_The task_: Identify all lines below that hold "matplotlib" and collect them.

_Data extract_:
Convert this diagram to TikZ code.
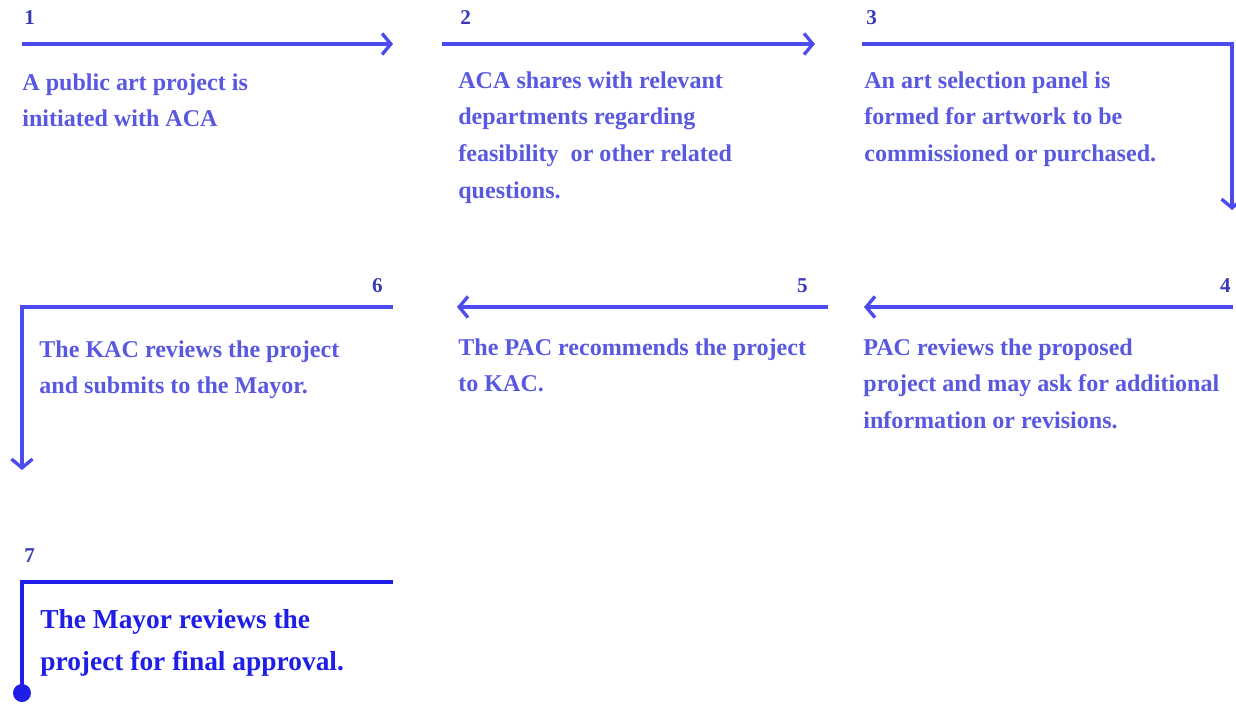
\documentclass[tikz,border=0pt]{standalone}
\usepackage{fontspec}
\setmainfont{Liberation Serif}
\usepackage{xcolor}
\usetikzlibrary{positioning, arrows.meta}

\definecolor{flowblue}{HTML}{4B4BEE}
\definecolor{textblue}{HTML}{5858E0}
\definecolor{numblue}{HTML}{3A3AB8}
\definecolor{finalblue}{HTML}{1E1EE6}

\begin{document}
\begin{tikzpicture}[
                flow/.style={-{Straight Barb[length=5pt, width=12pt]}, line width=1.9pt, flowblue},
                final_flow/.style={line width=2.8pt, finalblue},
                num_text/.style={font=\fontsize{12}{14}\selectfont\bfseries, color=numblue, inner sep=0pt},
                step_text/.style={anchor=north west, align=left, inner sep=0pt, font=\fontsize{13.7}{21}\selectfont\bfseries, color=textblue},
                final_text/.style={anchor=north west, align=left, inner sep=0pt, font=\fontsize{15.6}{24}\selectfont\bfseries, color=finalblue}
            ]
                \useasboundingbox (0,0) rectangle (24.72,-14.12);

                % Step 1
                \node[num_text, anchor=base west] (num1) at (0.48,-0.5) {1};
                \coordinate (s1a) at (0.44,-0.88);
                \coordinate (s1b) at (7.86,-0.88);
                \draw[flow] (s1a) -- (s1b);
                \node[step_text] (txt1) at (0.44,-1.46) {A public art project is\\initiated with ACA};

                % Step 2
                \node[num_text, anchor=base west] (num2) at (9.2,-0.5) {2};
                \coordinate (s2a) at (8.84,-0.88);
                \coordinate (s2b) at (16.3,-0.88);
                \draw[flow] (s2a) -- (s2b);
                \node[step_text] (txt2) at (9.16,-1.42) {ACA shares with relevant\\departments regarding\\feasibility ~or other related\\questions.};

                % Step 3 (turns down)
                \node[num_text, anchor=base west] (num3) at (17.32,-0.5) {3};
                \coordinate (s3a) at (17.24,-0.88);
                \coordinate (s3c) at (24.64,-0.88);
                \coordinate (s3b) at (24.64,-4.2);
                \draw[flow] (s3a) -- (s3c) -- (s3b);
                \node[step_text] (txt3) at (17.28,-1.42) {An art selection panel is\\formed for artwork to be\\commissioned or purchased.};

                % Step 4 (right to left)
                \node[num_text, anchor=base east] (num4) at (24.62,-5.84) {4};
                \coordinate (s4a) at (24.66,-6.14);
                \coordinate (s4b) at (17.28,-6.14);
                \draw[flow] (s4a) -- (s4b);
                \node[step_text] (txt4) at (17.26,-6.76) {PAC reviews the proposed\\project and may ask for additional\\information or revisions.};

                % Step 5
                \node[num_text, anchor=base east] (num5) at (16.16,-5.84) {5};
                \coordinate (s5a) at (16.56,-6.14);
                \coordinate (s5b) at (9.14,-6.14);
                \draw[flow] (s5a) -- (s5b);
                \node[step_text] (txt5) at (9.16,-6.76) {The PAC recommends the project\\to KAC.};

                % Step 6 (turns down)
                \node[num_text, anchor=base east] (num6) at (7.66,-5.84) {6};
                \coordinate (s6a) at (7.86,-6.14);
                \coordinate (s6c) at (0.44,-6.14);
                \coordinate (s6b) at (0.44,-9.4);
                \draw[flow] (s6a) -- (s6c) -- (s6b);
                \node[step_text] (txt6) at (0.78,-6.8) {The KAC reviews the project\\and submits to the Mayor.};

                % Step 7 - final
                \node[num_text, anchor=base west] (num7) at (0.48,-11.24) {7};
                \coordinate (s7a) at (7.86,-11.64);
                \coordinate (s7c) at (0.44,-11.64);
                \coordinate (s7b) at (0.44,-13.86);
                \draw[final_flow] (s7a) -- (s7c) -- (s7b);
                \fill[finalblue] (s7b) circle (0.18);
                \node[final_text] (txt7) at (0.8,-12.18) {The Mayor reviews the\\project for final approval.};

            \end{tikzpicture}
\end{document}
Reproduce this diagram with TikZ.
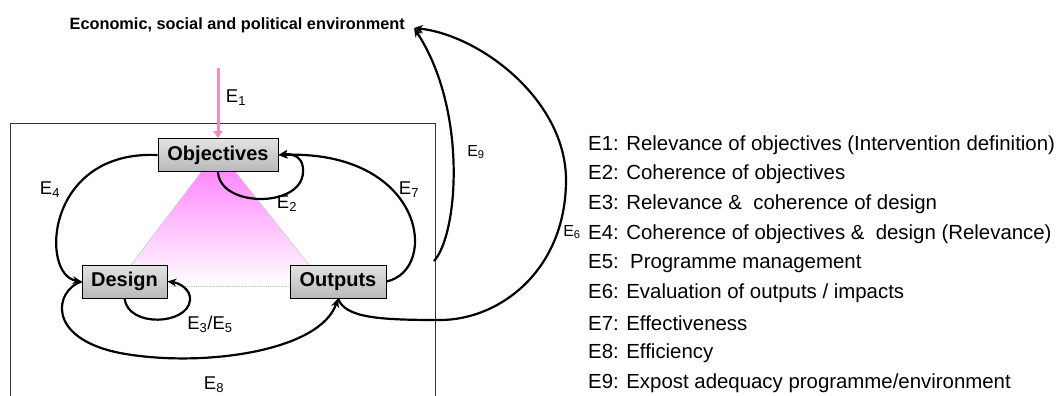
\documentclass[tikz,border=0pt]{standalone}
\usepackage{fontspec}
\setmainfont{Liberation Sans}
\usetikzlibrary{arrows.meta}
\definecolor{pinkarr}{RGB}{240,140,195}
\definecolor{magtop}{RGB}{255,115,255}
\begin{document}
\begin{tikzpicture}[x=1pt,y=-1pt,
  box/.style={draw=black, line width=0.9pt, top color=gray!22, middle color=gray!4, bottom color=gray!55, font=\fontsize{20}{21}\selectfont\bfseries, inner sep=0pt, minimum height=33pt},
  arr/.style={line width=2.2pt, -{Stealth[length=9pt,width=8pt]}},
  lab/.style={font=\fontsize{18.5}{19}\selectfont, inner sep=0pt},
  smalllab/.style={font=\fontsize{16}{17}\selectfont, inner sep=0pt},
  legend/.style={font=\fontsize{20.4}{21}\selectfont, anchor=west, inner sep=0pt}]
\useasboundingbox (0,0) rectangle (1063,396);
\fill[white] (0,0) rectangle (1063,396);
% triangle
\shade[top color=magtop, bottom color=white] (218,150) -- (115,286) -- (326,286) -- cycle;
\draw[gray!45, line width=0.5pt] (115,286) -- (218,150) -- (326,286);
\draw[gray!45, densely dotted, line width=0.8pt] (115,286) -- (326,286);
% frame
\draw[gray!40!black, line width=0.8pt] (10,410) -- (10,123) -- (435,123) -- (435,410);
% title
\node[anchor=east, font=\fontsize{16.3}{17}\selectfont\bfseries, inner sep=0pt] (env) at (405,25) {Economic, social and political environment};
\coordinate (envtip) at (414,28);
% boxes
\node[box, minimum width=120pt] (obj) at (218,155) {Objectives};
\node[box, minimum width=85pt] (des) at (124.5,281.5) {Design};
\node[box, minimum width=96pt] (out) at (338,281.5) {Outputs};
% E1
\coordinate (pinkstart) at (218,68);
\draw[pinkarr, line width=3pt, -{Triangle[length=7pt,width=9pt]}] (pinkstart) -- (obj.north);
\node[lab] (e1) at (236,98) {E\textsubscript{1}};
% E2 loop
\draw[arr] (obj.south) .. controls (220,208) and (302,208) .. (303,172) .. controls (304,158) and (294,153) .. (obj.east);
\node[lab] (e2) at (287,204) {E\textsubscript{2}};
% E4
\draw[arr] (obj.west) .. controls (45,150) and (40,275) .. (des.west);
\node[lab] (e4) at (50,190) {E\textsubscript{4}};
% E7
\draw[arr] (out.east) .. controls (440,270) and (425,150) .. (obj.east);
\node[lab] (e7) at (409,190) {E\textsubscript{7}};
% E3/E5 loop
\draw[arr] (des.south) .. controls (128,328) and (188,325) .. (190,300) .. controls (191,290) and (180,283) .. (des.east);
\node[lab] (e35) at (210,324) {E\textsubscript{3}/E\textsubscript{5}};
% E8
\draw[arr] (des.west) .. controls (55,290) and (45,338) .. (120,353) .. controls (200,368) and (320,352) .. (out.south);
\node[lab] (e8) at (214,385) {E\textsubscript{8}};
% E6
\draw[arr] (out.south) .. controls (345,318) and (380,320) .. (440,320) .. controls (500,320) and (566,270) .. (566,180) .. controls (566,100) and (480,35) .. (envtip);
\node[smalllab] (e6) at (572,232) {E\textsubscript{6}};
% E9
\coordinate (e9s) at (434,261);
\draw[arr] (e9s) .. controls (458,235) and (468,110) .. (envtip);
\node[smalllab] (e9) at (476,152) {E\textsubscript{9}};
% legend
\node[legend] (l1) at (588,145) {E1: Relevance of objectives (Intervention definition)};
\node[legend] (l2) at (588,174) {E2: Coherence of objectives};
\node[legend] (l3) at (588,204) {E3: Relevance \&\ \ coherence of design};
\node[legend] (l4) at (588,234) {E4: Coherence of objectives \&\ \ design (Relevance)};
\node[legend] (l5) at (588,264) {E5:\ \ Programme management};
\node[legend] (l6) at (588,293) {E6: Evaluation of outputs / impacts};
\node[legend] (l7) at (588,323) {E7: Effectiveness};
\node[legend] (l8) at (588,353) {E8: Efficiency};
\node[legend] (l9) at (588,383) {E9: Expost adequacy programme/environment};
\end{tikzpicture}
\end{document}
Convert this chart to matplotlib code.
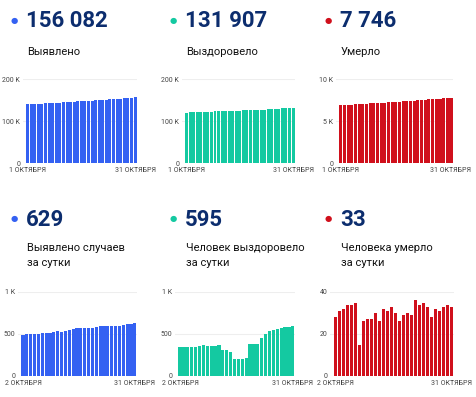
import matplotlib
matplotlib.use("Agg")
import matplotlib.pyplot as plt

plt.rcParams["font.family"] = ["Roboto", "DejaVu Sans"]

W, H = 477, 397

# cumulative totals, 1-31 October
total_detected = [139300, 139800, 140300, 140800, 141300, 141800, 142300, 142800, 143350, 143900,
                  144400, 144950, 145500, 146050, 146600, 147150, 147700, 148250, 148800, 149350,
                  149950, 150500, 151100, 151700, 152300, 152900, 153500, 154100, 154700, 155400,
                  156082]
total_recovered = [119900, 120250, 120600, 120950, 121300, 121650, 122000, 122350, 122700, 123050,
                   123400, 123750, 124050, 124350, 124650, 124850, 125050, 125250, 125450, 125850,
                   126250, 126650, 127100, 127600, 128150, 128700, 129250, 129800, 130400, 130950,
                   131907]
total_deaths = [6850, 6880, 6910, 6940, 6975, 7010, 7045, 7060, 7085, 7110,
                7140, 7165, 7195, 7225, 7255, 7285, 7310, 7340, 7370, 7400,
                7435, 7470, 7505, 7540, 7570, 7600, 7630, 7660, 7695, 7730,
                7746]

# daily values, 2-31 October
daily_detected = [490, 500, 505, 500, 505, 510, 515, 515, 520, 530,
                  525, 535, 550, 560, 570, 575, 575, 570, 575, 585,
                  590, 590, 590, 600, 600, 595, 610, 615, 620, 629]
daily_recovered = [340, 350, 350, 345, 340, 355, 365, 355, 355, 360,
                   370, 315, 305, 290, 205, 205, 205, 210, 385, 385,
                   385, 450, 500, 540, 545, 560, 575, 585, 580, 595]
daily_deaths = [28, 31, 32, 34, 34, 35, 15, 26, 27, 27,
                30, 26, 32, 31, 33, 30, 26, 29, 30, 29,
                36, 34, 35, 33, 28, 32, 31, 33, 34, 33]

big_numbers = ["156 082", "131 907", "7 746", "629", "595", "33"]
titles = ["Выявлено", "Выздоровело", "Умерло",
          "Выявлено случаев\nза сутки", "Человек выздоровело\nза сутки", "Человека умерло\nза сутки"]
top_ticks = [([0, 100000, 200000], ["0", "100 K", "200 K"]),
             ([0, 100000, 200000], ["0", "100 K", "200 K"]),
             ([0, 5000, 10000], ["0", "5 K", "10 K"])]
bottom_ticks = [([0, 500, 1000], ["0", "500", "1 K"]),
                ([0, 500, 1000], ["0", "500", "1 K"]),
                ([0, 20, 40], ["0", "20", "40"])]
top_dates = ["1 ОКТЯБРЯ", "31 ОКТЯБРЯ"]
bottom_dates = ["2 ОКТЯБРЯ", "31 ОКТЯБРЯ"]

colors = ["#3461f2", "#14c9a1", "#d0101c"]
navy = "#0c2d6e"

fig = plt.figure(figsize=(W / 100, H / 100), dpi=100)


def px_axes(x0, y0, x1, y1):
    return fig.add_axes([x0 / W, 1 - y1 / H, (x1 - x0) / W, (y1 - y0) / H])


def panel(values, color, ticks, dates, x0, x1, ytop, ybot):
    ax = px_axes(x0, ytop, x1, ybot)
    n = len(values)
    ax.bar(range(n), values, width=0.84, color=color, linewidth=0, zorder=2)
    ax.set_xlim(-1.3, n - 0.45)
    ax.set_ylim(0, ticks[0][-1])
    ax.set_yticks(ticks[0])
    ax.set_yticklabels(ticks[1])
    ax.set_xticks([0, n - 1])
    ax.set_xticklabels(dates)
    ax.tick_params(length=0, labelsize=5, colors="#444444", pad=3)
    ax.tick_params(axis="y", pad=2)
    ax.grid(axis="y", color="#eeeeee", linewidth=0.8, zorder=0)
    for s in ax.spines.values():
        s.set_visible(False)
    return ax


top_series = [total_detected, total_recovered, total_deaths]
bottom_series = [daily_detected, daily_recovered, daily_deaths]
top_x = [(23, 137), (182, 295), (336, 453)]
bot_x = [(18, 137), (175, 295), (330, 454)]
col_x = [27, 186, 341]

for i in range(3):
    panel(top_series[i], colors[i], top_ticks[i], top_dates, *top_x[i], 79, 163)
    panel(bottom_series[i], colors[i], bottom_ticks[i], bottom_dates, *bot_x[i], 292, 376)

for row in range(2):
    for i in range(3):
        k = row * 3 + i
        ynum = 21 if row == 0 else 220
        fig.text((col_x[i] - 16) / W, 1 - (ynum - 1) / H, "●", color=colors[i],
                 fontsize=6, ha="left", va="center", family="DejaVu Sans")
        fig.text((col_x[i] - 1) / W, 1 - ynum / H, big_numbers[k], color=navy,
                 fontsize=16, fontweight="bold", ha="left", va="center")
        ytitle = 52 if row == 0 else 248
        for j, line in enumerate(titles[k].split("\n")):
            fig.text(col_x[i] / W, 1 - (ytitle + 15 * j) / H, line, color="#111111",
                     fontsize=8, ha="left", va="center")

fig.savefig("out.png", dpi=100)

_Full output_:
Convert this chart to matplotlib code.
import matplotlib
matplotlib.use("Agg")
import matplotlib.pyplot as plt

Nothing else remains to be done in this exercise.